– Зря бежим, ой зря, все бы подтвердили, что он на меня хотел наброситься…

– Не знаю, не знаю, а те, которым не досталось трофеев, сказали бы из-за обиды другое.

– Ум-г!.. – удивился Павлов и прикусил губу.

– Не бойся, приедем, посидим, обдумаем, как поступить… – растерянно произнес Костомаров, и Павлов загрустил, ведь на мгновение показалось, что к старому другу наконец-то вернулась память и былая уверенность.

Иногда Павлов поглядывал по сторонам, ища подсказку в пейзажах. Но, как назло, то небо было чистым, то кругом хоть шаром покати, даже не стоял кривой домишка, где во дворе сушились вещи, и, может, брюки колыхнуло бы ветром, и Павлов побежал туда, куда они указывали. Не было ничего. Никаких барашковых облаков, скачущих в сторону, куда можно сбежать. Никаких зазывающих криков. Даже лес был нем, словно все вокруг молчаливо потешалось над Павловым.

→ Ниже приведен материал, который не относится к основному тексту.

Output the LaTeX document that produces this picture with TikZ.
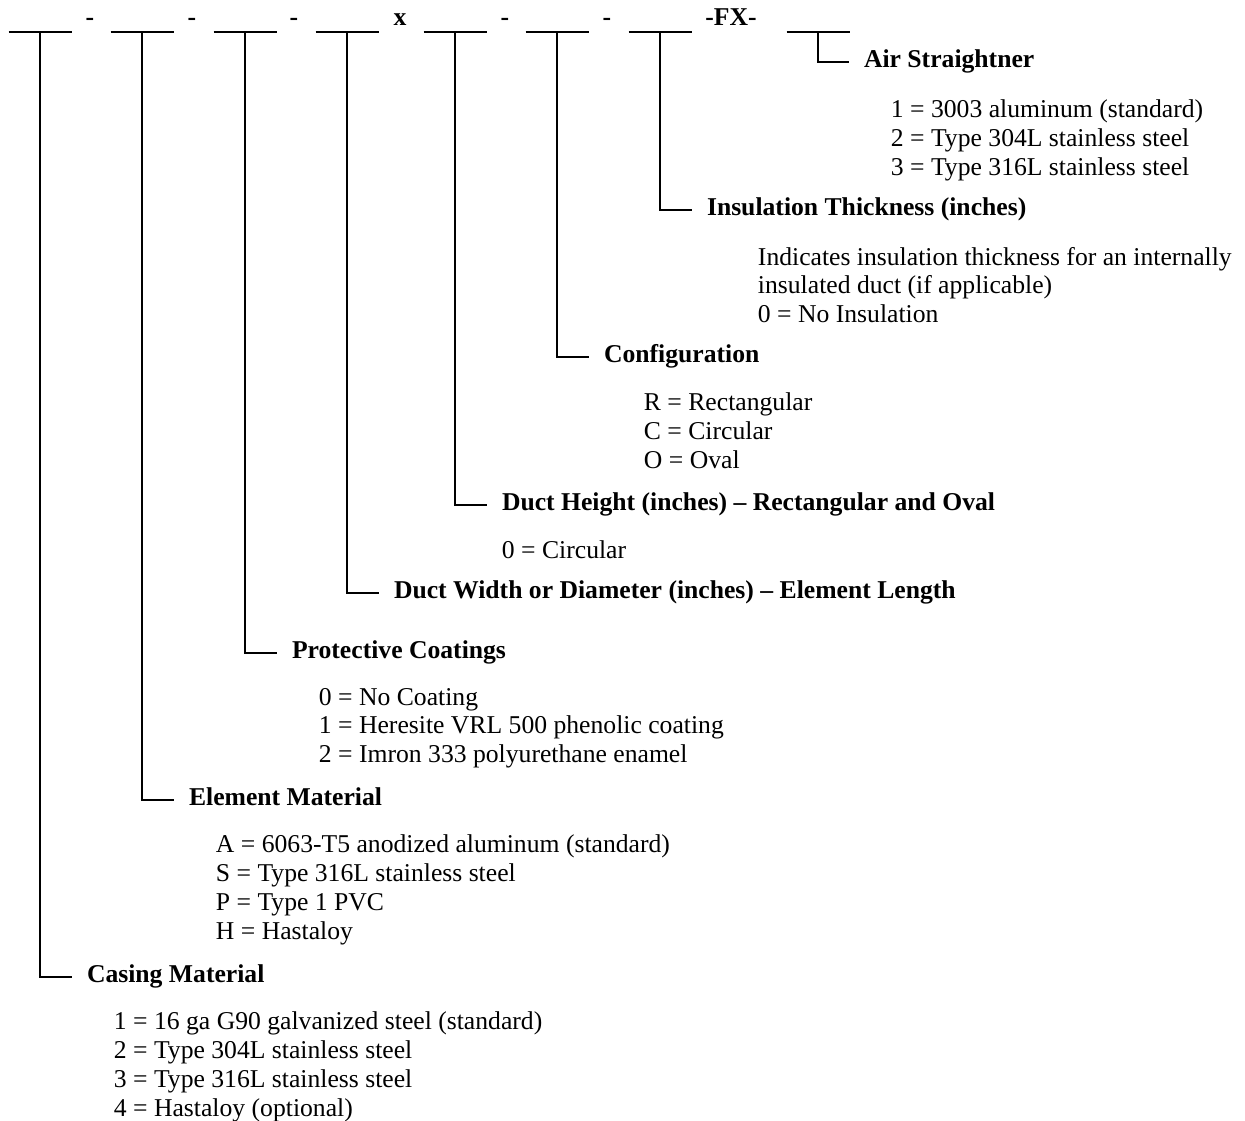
\documentclass[tikz,border=0pt]{standalone}
\usepackage{fontspec}
\setmainfont{Liberation Serif}
\newcommand\chartsize{\fontsize{14.6}{16.4}\selectfont}
\tikzset{
  head/.style={anchor=west, font=\chartsize\bfseries, inner xsep=8pt, inner ysep=0pt,
    text height=0.8em, text depth=0.15em},
  items/.style={anchor=north west, align=left, inner sep=0pt, font=\chartsize},
  sep/.style={anchor=base, font=\chartsize\bfseries, inner sep=0pt}
}
\begin{document}
\begin{tikzpicture}[x=0.02cm, y=-0.02cm, line width=1.1pt]
   \useasboundingbox (0,0) rectangle (1245,1120);

   % the blanks of the model number
   \foreach \x [count=\i] in {40,142,245,347,455,557,660,818}
     {\draw (\x-31.5,32) -- (\x+31.5,32);
      \coordinate (b\i) at (\x,32);}
   \node[sep] (s1) at (90,25) {-};
   \node[sep] (s2) at (192,25) {-};
   \node[sep] (s3) at (294,25) {-};
   \node[sep] (s4) at (400,25) {x};
   \node[sep] (s5) at (505,25) {-};
   \node[sep] (s6) at (607,25) {-};
   \node[sep] (s7) at (731,25) {-FX-};

   % headings
   \node[head] (air) at (849,62) {Air Straightner};
   \node[head] (insul) at (692,210) {Insulation Thickness (inches)};
   \node[head] (config) at (589,357) {Configuration};
   \node[head] (height) at (487,505) {Duct Height (inches) -- Rectangular and Oval};
   \node[head] (width) at (379,593) {Duct Width or Diameter (inches) -- Element Length};
   \node[head] (coat) at (277,653) {Protective Coatings};
   \node[head] (elem) at (174,800) {Element Material};
   \node[head] (casing) at (72,977) {Casing Material};

   \draw (b8) |- (air.west);
   \draw (b7) |- (insul.west);
   \draw (b6) |- (config.west);
   \draw (b5) |- (height.west);
   \draw (b4) |- (width.west);
   \draw (b3) |- (coat.west);
   \draw (b2) |- (elem.west);
   \draw (b1) |- (casing.west);

   % choices
   \node[items] (airlist) at (890,99) {1 = 3003 aluminum (standard)\\
     2 = Type 304L stainless steel\\ 3 = Type 316L stainless steel};
   \node[items] (insullist) at (757,246) {Indicates insulation thickness for an internally\\
     insulated duct (if applicable)\\ 0 = No Insulation};
   \node[items] (configlist) at (643,392) {R = Rectangular\\ C = Circular\\ O = Oval};
   \node[items] (heightlist) at (501,540) {0 = Circular};
   \node[items] (coatlist) at (318,687) {0 = No Coating\\
     1 = Heresite VRL 500 phenolic coating\\ 2 = Imron 333 polyurethane enamel};
   \node[items] (elemlist) at (215,834) {A = 6063-T5 anodized aluminum (standard)\\
     S = Type 316L stainless steel\\ P = Type 1 PVC\\ H = Hastaloy};
   \node[items] (casinglist) at (113,1011) {1 = 16 ga G90 galvanized steel (standard)\\
     2 = Type 304L stainless steel\\ 3 = Type 316L stainless steel\\ 4 = Hastaloy (optional)};

\end{tikzpicture}
\end{document}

Иногда Павлов ронял взгляд на сердце, возле которого во внутреннем кармане лежал футляр. Если до убийства Серебрянникова он помышлял вернуть брошь в знак благодарности за деньги, данные на отыгрыш, то теперь побаивался. Он не хотел, чтоб в Костомарове селилось гадостное чувство, будто это взятка, будто это плата за соучастие в убийстве. А потому, покуривая, Павлов выдыхал грузные мысли и принимался сызнова в них копошиться, подыскивая другой предлог отдать брошь.

Когда Павлов пробудился, Костомаров сидел рядом с извозчиком и указывал дорогу. Он напоминал капитана, подарившему морю целую жизнь, знающего каждый его секрет. Он указывал то на линии горизонта, которые окрасились лиловым, то в темень леса, где и в самом деле продолжалась дорога. Извозчик понимающе хмыкал и не спеша дергал поводья. Это повторилось столько раз, что Павлов подумал, будто попал в скучный сон. И закончился тот, когда их у красивого именьица с бессчетным числом окон встретили слуги и девушка такой красоты, что Павлов укусил себя за губу, чтобы убедиться – это не сон.

– Матерь божья, кто явился? – девушка оттолкнула протянутую руку Костомарова, крепко-накрепко обняла и звучно поцеловала в щеку. Бедняга растерялся, но улыбнулся так, что Павлов смутился и отвернулся. Он растерянно озирался, пытаясь увидеть, где заканчивалось имение? В темноте, казалось, оно размером с небольшую деревеньку.

– Павлов? – осторожно произнес старикашка, а затем кивнул головой в сторону и прошептал: – Отойдем.

– Это вы отправили письмо? – еле слышно спросил Павлов.

– Да. Как Костя? – старику было больно видеть растерянный взгляд Костомарова, он поджал губы и отвернулся, чтобы не смущать Павлова.

– Иногда смотрю, а он будто бы вернулся. Даже взгляд такой же, того глядишь какую-нибудь байку травить начнет. А потом…

– М-да, Настасье, скажите, что брат идет на поправку, – не деликатничал старик.

– Хорошо, – понимающе ответил Павлов, и в тот же момент к нему подошла Настасья с Костомаровым под руку.

– Здравствуйте, Игорь Валерьевич, спасибо, что довезли моего братца!

– Приветствую-приветствую, – оробел от красоты Павлов и сжал фуражку так крепко, будто душил не ее, а себя. – Но лучше по фамилии, Павлов, – добавил он по-армейски, и Настасья засмеялась.

– Проходите, пойдемте внутрь, отужинаем, – протянула она локоток.

– Не помешало бы поговорить, – вымолвил Костомаров, и все посмотрели на него, ожидая продолжения, но он замолчал.

– Конечно, поговорим. Вначале отужинаем, пойдем, – потянула приехавших за собой Настасья.

Едва переступив порог, Павлов очутился в мире, который посетил однажды в юности. С того момента картинка, застывшая в памяти, оставалась нетронута, а теперь оживала точно в театральной постановке, ответственной за которую была Настасья. Она отпустила Павлова и ручкою, указывала, кому куда идти, кому говорить, что ставить, что убирать. Каждый встречный приветствовал Костомарова и был готов разрыдаться, увидев его отсутствующий взгляд. При взгляде на Павлова девушки краснели, а мужчины уважительно кивали. Кто-то назойливый, похожий на мальчишку, дергал его за штанину, и по началу он не обращал внимания, пока не почувствовал болезненный укол.